351 reviews22 followers
May 27, 2019
"Sabíamos que acabábamos de presenciar una de las noches de teatro más puras y maravillosas de nuestra vida, y sabíamos que Jack Smith seguía allí, solo en su estudio, el guardián de la tumba del fin de la civilización (...) De algún modo, todo se conservaba claramente en nosotros, como norma para nuestra vida, nuestro arte fue reestablecido por un momento, aquella noche, en el estudio de Jack Smith, allí, en la parte baja de la ciudad, en esa hora tardía en que la ciudad dormía. Había, en cierta manera, una nueva esperanza, una nueva vida en la calle oscura, mientras caminábamos en silencio."
Profile Image for Serdar.
Author 13 books34 followers
December 28, 2016
On the average, I disagreed with about 20-30% of everything Mekas says in this book. I still give it five stars, because the man is such a persuasive, passionate, and devoted lover of film (not "movies") that the fact I didn't agree with much of what he had to say was irrelevant. The other 70% is a better 70% than other peoples' 100%. I may need to read it twice more to get everything I want to out of it.
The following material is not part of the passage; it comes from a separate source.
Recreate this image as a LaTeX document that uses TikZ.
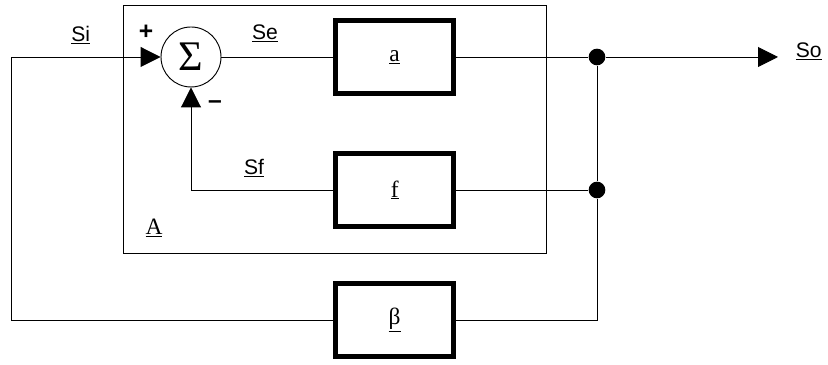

Be warned that this edition is absolutely festering with typographical errors. Appalling lack of quality control for something from a university press. But go get it anyway. I would sooner have even a single other Mekas than a hundred other folks, even if a good third of the time I want to twist his nose.
Profile Image for Tosh.
Author 14 books777 followers
November 24, 2007
The great and legendary iconic Jonas Mekas' collection of writings from the old Village Voice, when he covered 'Underground Cinema." The intense love he has for film is addicting - and to this day with the great Film Anthology (on East 2nd and 2nd in Manhattan) is a fantastic place to see films.

What makes this book so essential is not only the subject matter, but also Mekas' writing style which is hyper, informative, and passionate. He wrote these reviews or essays during the golden era of Underground film making - mostly from New York City (the 60's). Someone needs to reprint this book so we can feel the love for cinema once more.
Profile Image for Tentatively, Convenience.
Author 16 books247 followers
February 26, 2008
I think I read this when I was more than a little jaded to the revolutionary promise of experimental & underground filmmaking. As such, I think I found it a little naive. But, what the fuck, I'll take Mekas' passion anyday over a hopeless world. Mekas loves & champions work that's made its mark but how many people actually care I don't know. I mean, the multiplexes are still full of tits & guns right? I mean, the tits are fine by me but let's lose the guns, alright? &, for that matter, let's make people think about something OTHER THAN TITS too while we're at it.
Profile Image for Mike Everleth.
23 reviews1 follower
April 8, 2013
Essential reading for indie film lovers. The rise of the underground film movement of the 1960s is captured in great detail by one of its chief architects.
Profile Image for Sal.
73 reviews3 followers
December 13, 2016
Jonas' enthusiasm simply doesn't translate into interesting criticism.